Assim sendo, a atividade lúdica é antiga tanto quanto a própria humanidade, estando a mesma inserida em todas as circunstâncias e culturas, e com isso, desenvolveu (e desenvolve ainda hoje) normas comportamentais que foram de grande ajuda para a maturação do indivíduo, pois o jogo faz parte da identidade dos povos, dito de outra forma, ao mesmo tempo que o jogo é gerador de cultura, é também um fenômeno antropológico determinante para a formação dos indivíduos e das sociedades. 

 

Portanto, seja pela abordagem enxadrista ou pelas implicações educativas às quais tornam o xadrez um forte aliado do ensino-aprendizagem enquanto instrumento didático-pedagógico, há de se admitir que o filme analisado trata-se de uma referência substancial para que compreenda-se devidamente os temas aqui expostos, assim como para a divulgação do xadrez enquanto esporte intelectual. 


NOTAS


[1]. Para os leitores que não conhecem a “Partida do século”, veja-a analisada no Chess.com, aqui.
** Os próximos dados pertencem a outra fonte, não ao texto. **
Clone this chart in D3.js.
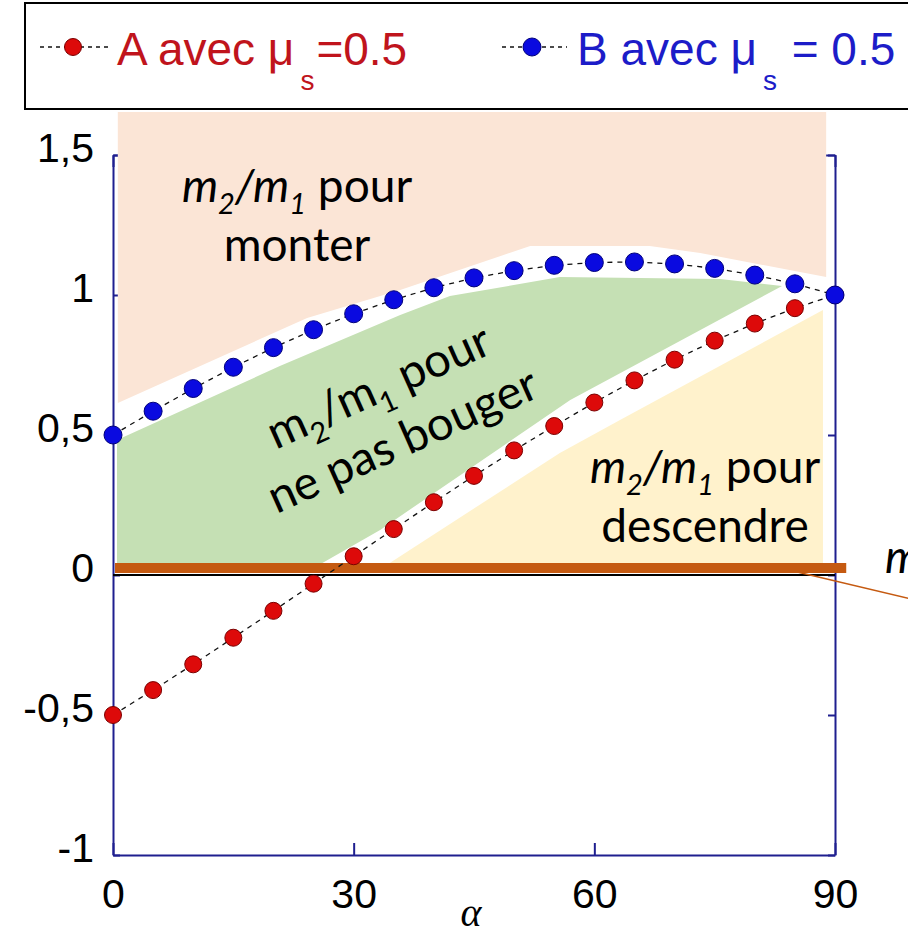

[2]. Saiba mais sobre o famoso mate de Josh Waitzkin aos 11 anos no canal Xadrez Brasil e comentado pelo Rafael Leite, aqui.

REFERÊNCIAS


BECKER, Idel. Manual de Xadrez. São Paulo: Nobel, 2002.


MURCIA, Juan A. Moreno. Aprendizagem através do jogo. São Paulo: Artmed, 2005. E-book. Disponível em: clique aqui. Acesso em: 05 de jun. 2021.